I spend a lot of time, energy and pixels telling anyone I can get to listen or even trap on an elevator with me how great my public-funded healthcare is, how much peace of mind I have as a result and how it pains me that every American doesn’t have what I enjoy.  

Now I am going to tell you another story, one that is being grappled with by our family.  

I recently found out that one of the cousins I grew up with and who has kids the same age as mine has grandchild number three on the way, but the joyous occasion is marred by our healthcare system.

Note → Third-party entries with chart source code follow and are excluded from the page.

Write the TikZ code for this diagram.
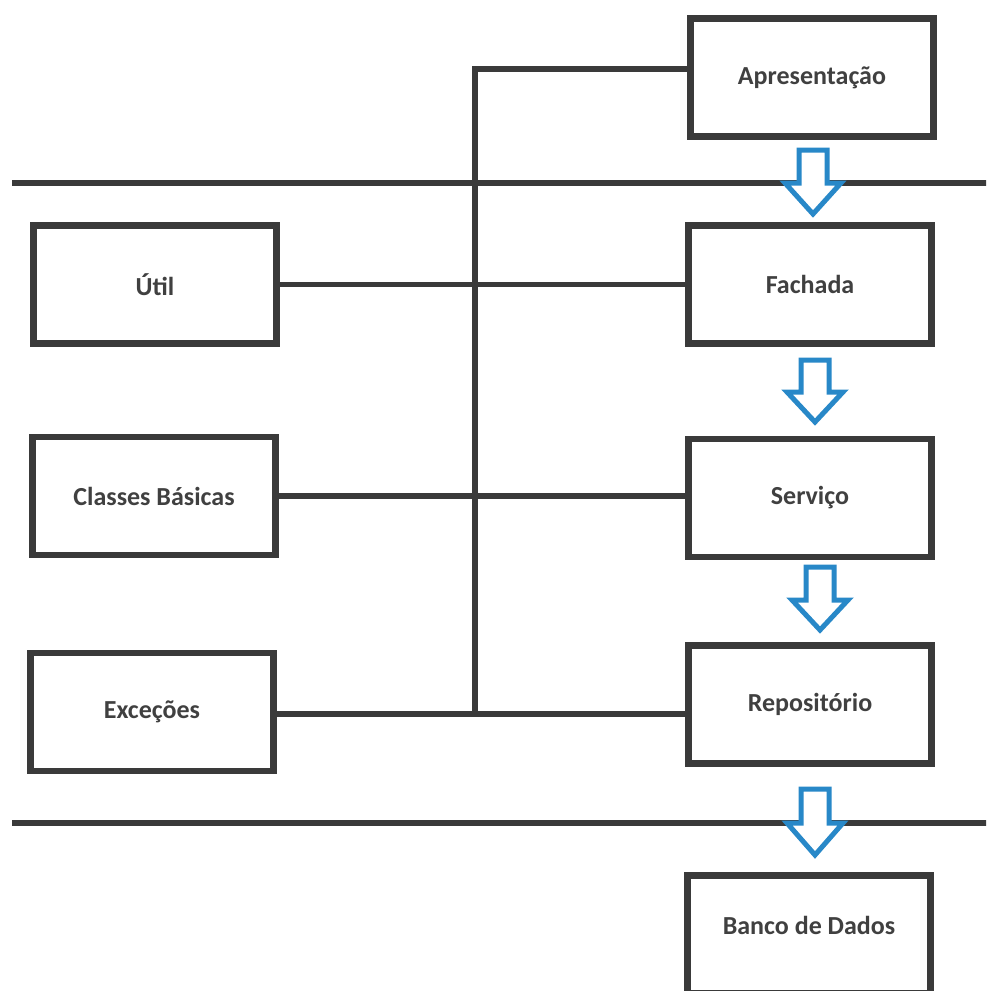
\documentclass[tikz,border=0pt]{standalone}
\usepackage{fontspec}
\setmainfont{Carlito}
\definecolor{boxgray}{RGB}{58,58,58}
\definecolor{textgray}{RGB}{64,64,64}
\definecolor{flowblue}{RGB}{40,136,200}
\tikzset{
  layerbox/.style={draw=boxgray, line width=6.5pt, fill=white,
    minimum width=243pt, minimum height=118pt, inner sep=0pt,
    text=textgray, font=\bfseries\fontsize{26}{30}\selectfont},
  wire/.style={draw=boxgray, line width=5.5pt},
  divider/.style={draw=boxgray, line width=6.5pt},
  flow/.style={draw=flowblue, line width=5pt, fill=white, line join=miter},
  pics/downarrow/.style args={#1/#2}{code={
    \path[flow] (-14,0) -- (14,0) -- (14,#1) -- (28,#1) -- (0,#2)
      -- (-28,#1) -- (-14,#1) -- cycle;
  }}
}
\begin{document}
\begin{tikzpicture}[x=1pt,y=-1pt]
  \clip (0,0) rectangle (986,991);
  \fill[white] (0,0) rectangle (986,991);

  % layer dividers
  \coordinate (d1a) at (12,183);  \coordinate (d1b) at (990,183);
  \coordinate (d2a) at (12,823);  \coordinate (d2b) at (990,823);
  \draw[divider] (d1a) -- (d1b);
  \draw[divider] (d2a) -- (d2b);

  % main layers
  \node[layerbox] (apres) at (812,77.5)  {Apresentação};
  \node[layerbox] (fach)  at (810,284.5) {Fachada};
  \node[layerbox] (serv)  at (810,498)   {Serviço};
  \node[layerbox] (repo)  at (810,704.5) {Repositório};
  \node[layerbox] (banco) at (809,934.5) {};
  \node[text=textgray, font=\bfseries\fontsize{26}{30}\selectfont] (bancolbl) at (809,925) {Banco de Dados};

  % cross-cutting modules
  \node[layerbox] (util) at (155,284.5) {Útil};
  \node[layerbox] (cls)  at (154,496)   {Classes Básicas};
  \node[layerbox] (exc)  at (152,712)   {Exceções};

  % shared bus
  \coordinate (bustop) at (475,69);
  \coordinate (busbot) at (475,714);
  \draw[wire] (util.east) -- (util.east -| fach.west);
  \draw[wire] (cls.east) -- (cls.east -| serv.west);
  \draw[wire] (exc.east |- busbot) -- (busbot -| repo.west);
  \draw[wire] (busbot) -- (bustop) -- (bustop -| apres.west);

  % flow between layers
  \pic at (813,150) {downarrow={33/64}};
  \pic at (815,360) {downarrow={32/62}};
  \pic at (820,567) {downarrow={33/63}};
  \pic at (815,789) {downarrow={34/66}};
\end{tikzpicture}
\end{document}
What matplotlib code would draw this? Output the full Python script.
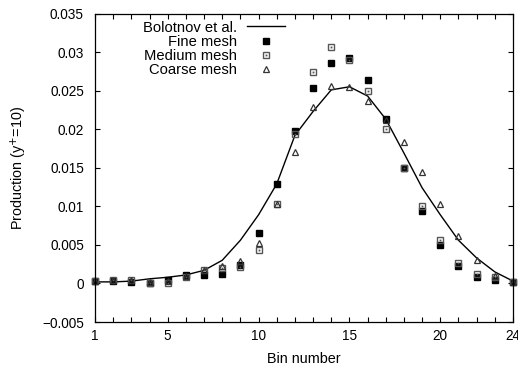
import matplotlib
matplotlib.use("Agg")
import matplotlib.pyplot as plt
from matplotlib.ticker import FuncFormatter, MultipleLocator, FixedLocator
from matplotlib.legend_handler import HandlerTuple

bins = list(range(1, 25))
bolotnov = [0.0002, 0.0002, 0.0003, 0.0006, 0.0008, 0.0011, 0.0017, 0.0030, 0.0056, 0.0089,
            0.0129, 0.0192, 0.0223, 0.0251, 0.0255, 0.0243, 0.0213, 0.0169, 0.0124, 0.0089,
            0.0056, 0.0033, 0.0015, 0.0003]
fine = [0.0003, 0.0003, 0.0002, 0.0000, 0.0004, 0.0011, 0.0011, 0.0012, 0.0024, 0.0065,
        0.0129, 0.0198, 0.0254, 0.0286, 0.0292, 0.0264, 0.0213, 0.0150, 0.0094, 0.0050,
        0.0023, 0.0008, 0.0005, 0.0002]
medium = [0.0003, 0.0005, 0.0004, 0.0001, 0.0000, 0.0008, 0.0017, 0.0020, 0.0021, 0.0044,
          0.0103, 0.0194, 0.0274, 0.0307, 0.0290, 0.0249, 0.0200, 0.0150, 0.0100, 0.0056,
          0.0026, 0.0012, 0.0008, 0.0002]
coarse = [0.0003, 0.0005, 0.0004, 0.0002, 0.0003, 0.0009, 0.0018, 0.0022, 0.0029, 0.0052,
          0.0103, 0.0171, 0.0229, 0.0256, 0.0255, 0.0236, 0.0212, 0.0184, 0.0145, 0.0103,
          0.0062, 0.0031, 0.0009, 0.0002]
xtick_labels = [1, 5, 10, 15, 20, 24]

plt.rcParams['font.family'] = ['Liberation Sans', 'DejaVu Sans']
plt.rcParams['font.size'] = 10

fig = plt.figure(figsize=(5.18, 3.70), dpi=100)
ax = fig.add_axes([95 / 518, 1 - 322 / 370, (513 - 95) / 518, (322 - 13.5) / 370])

l_line, = ax.plot(bins, bolotnov, color='black', lw=1.0)
l_fine, = ax.plot(bins, fine, ls='none', marker='s', ms=4.5, mfc='black', mec='black',
                  clip_on=False)
l_med, = ax.plot(bins, medium, ls='none', marker='s', ms=4.5, mfc='none', mec='#555555',
                 mew=1.0, clip_on=False)
l_medd, = ax.plot(bins, medium, ls='none', marker='s', ms=1.3, mfc='#555555', mec='none',
                  clip_on=False)
l_coarse, = ax.plot(bins, coarse, ls='none', marker='^', ms=4.2, mfc='none', mec='#333333',
                    mew=0.9, clip_on=False)

ax.set_xlim(1, 24)
ax.set_ylim(-0.005, 0.035)
ax.xaxis.set_major_locator(FixedLocator(xtick_labels))
ax.xaxis.set_minor_locator(MultipleLocator(1))
ax.yaxis.set_major_locator(MultipleLocator(0.005))
ax.yaxis.set_major_formatter(FuncFormatter(lambda v, p: ('%g' % round(v, 4)).replace('-', '\u2212')))
ax.tick_params(which='both', direction='in', top=True, right=True, length=3.5, width=0.8,
               labelsize=9.8, colors='black')
ax.tick_params(axis='x', pad=5)
ax.tick_params(axis='y', pad=8)
for s in ax.spines.values():
    s.set_linewidth(0.9)

ax.set_xlabel('Bin number', fontsize=10.4, va='center')
ax.set_ylabel('Production (y$^{+}$=10)', fontsize=10.4, va='center')
ax.xaxis.set_label_coords((304 - 95) / 418, (322 - 359) / 308.5)
ax.yaxis.set_label_coords((19 - 95) / 418, 0.5)

leg = ax.legend([l_line, l_fine, (l_med, l_medd), l_coarse],
                ['Bolotnov et al.', 'Fine mesh', 'Medium mesh', 'Coarse mesh'],
                handler_map={tuple: HandlerTuple(ndivide=1)},
                loc='upper right', bbox_to_anchor=((285 - 95) / 418, (322 - 20.5) / 308.5),
                frameon=False, markerfirst=False, handlelength=2.6, handletextpad=0.68,
                labelspacing=0.02, borderaxespad=0, borderpad=0, fontsize=10.6, numpoints=1)

fig.savefig('out.png', dpi=100)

See, prenatal screening showed that the baby isn’t perfect.  She has a congenital defect known as Gastroschisis, which in layman’s terms is a hole in the abdominal wall that is open near the umbilical cord insertion site, future site of her belly button.  As a result of this hole in her abdominal wall, some of her intestines are outside her abdominal cavity.  She will be delivered early, we are hoping to keep her inside until 36 weeks gestation, and her mother, M. is going in for stress tests almost daily.  If the doctors get concerned enough, she could literally be here any day.  But since she faces major abdominal surgery her first day on Earth, we want to get her as close to 36 weeks as we can.  

Now here is where our broken system comes into play…

M. has insurance through her job.  Her insurance is picking up the tab for her prenatal care and the delivery.  But it won’t cover the baby because it considers Gastroschisis a pre-existing condition, so M has had to deal with jumping through all the hoops involved in getting Medicaid for her preborn child – on top of everything else she is dealing with right now – so she can get the lifesaving surgery she will need to survive.

Denial of care for a neonate is morally repugnant, and anyone who wants to get all up in arms and set their hair on fire and scream about “death panels” needs to focus that rage at the insurance companies that would deny a newborn lifesaving care because congenital defects are “pre existing conditions” and the state is forced to pick up the tab.